No longer did I have to wonder how I could seek justice in this world; instead I suddenly saw an opportunity to do far more to help others. No different than Chief Lyons had done for me fifteen years ago; now I was being given a chance not merely to seek justice through enforcement. Instead, I was now being given an opportunity to pursue a purer, almost biblical, form of righteous. I was being afforded the chance to fight for justice, not from within the cover of existing authority, instead, from the position that I’ve always felt more comfortable. From the place that all true fairness and justice should emerge… from the vantage of the people who are affected.

So just what is it that I’ll be doing now?

Well, for that you’ll have to wait. Not because it’s some big secret; but because that’s not what my message is about here today. Today isn’t about what comes next; it’s about why my past is now officially my past. It's a message about knowing when its time to do something different in life and then having the courage to take that first step.

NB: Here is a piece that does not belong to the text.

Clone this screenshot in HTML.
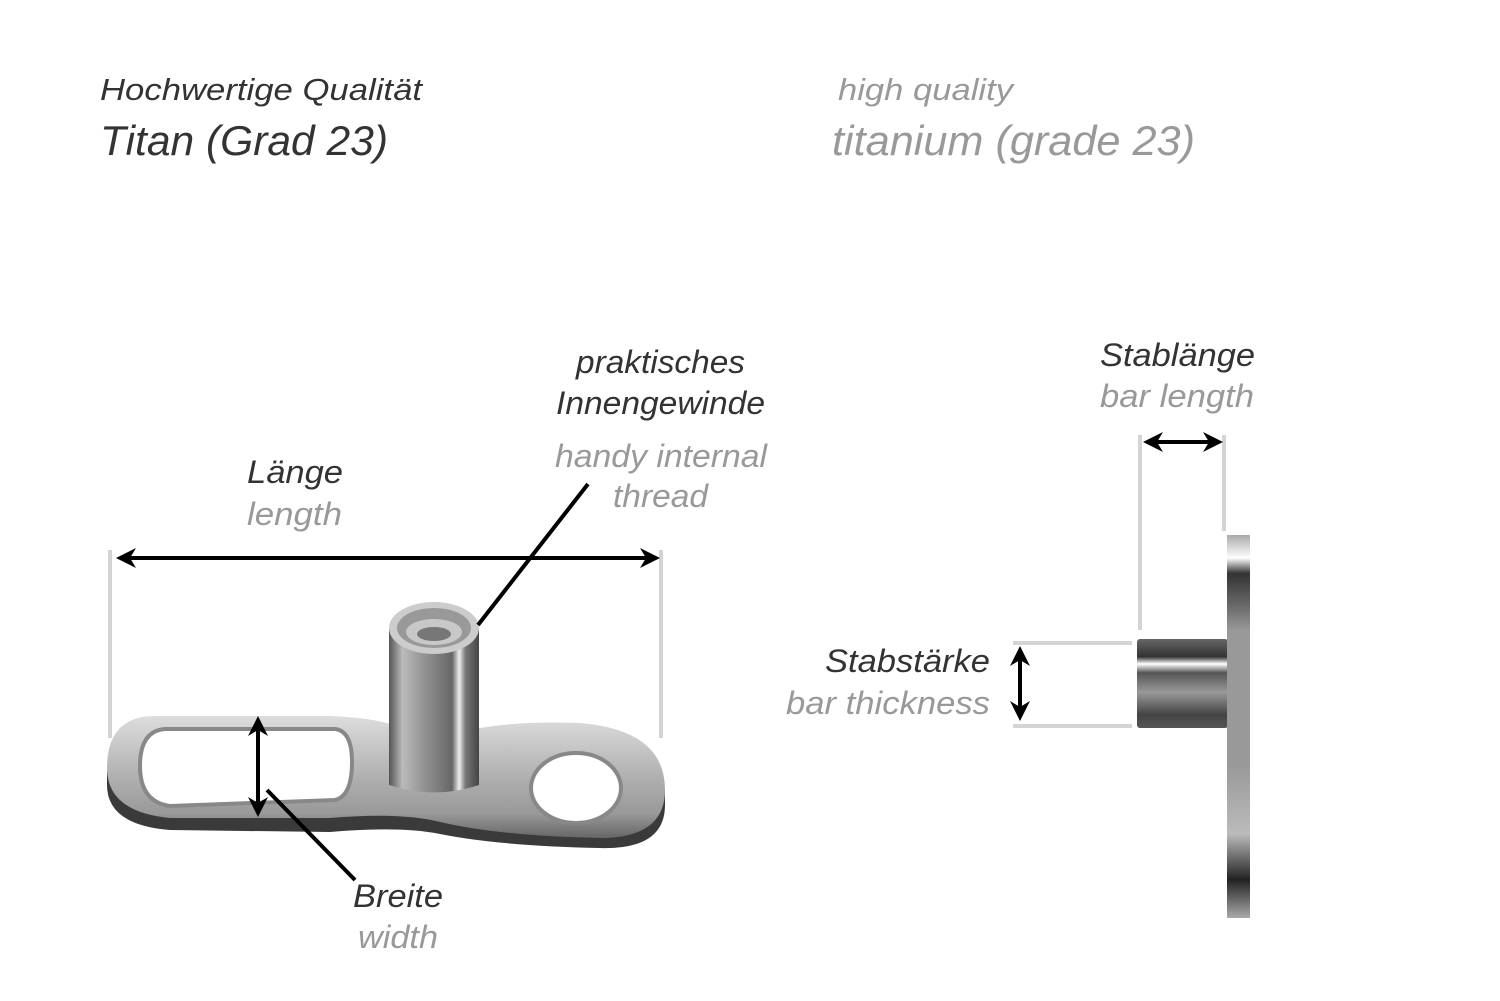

Assuredly, there are a lot of people out there who will read this, who like me, realize that its time in their lives to do something new. The best advice I can give to anyone who might be facing the same situation is don't be afraid to listen to to time's soft whispers. Don't ignore that slight tugging in the back of your mind. Because, as unstable and unpredictable as time can be, once its gone, there's no getting it back.

For what happens next; I’ll be sharing plenty of that in the coming days, weeks, months, and years. May they each pass by with lightning speed.

However, for now, I cannot express enough how thankful I am for the experiences I’ve had over the last fifteen-years of policing. None more significant than having the honor and privilege to serve alongside some of the finest men and women in any day and age. In the end, it will be the people I’ve worked with, both at my former agency and from surrounding departments, that I will miss the most.

I will always cherish the memories of wearing the badge; yet, now, I’m looking forward to this new chapter and excited for what comes next.